Apart from the “Largo al factotum” (which after all has been sung by many a baritone, from Armand Crabbé to André Baugé to Gino Quilico, whose voices were light in gauge), the categories I have so far not addressed are those of the “real” E-19 baritone and tenor. And without launching an essay on the topic (that would require a Charles Rosen-ish book called The E-19 Style), I do feel constrained to point out that the 19th-Century changes in dominant categories of vocality involved a great deal more than increased loudness to compete with bigger orchestras playing on evolving instruments (cited by Spyres as the principal reason for the baritenor’s démodé status, and accurately enough, so far as that takes us), and the tuning of same. The new set of balances and tensions built into the voices themselves—all voices, though the emergence of the modern dramatic tenor and baritone ones were certainly key—expanded singing’s emotional range and shifted the primary mode of expression from the ornamental to the prismatic. The great singers of the E-19 era were those able to take advantage of this new state of being to sweep away their audiences with not so much a new technique as a new physical condition, whose vocal expression wasn’t only sensorily arousing (though certainly that), but which seemed more emotionally direct, ergo “true.” That condition is the pre-requisite for E-19 artistic craft.
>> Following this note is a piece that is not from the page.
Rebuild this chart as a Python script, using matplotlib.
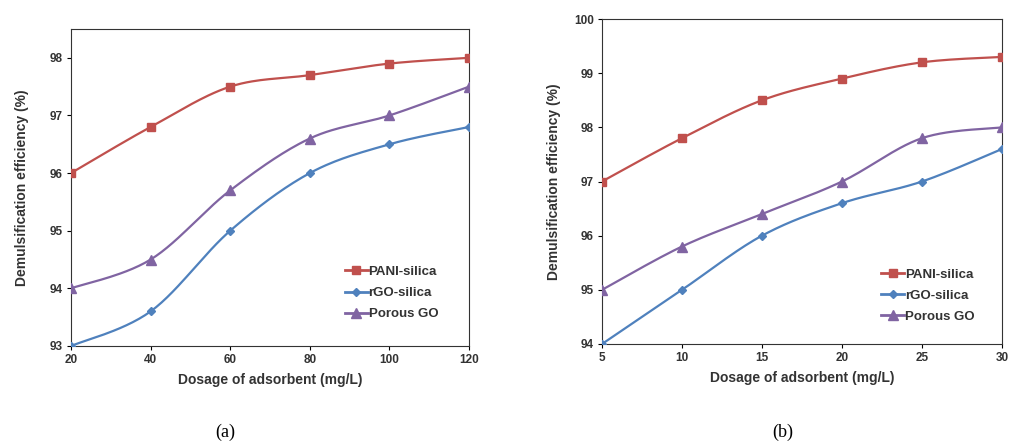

In his most baritonal identity, Spyres sings through “Il balen” smoothly and “without incident;” it’s pleasing. He displays excellent poise on the breath, but uses it to purl forth ongoing metaphrases, rather than to seek out the most eloquent rhetorical choices. Since the tessitura holds no terrors for him, he can’t hold us in its suspenseful moments of anticipation and release. It would have been intriguing, with chorus already on hand, if he and his team had gone ahead with what amounts to the aria’s cabaletta—”Per me ora fatale” would have shown us how the voice holds up under those stressed Fs and G-flats, and “No, no, non può,” etc., whether or not it can produce a tensile mezza-voce in midrange. A little farther along (the sequence is laid out chronologically by composer birthdate), Spyres tackles the Pagliacci Prologue. He again sings most of it with attractive tone, correct pronuncia, and with a general awareness of its musical style. But it is lacking in any vividness of characterization, so we miss not only the effects that would come “naturally” to a fully developed verismo baritone voice, but those an imaginative artist of lesser means might provide in partial compensation. The A-flat and G at the close aren’t in trouble, but they aren’t satisfying, either—the combination of timbre and weight that can serve for the climactic bars of the Méhul and Spontini arias doesn’t do the job here.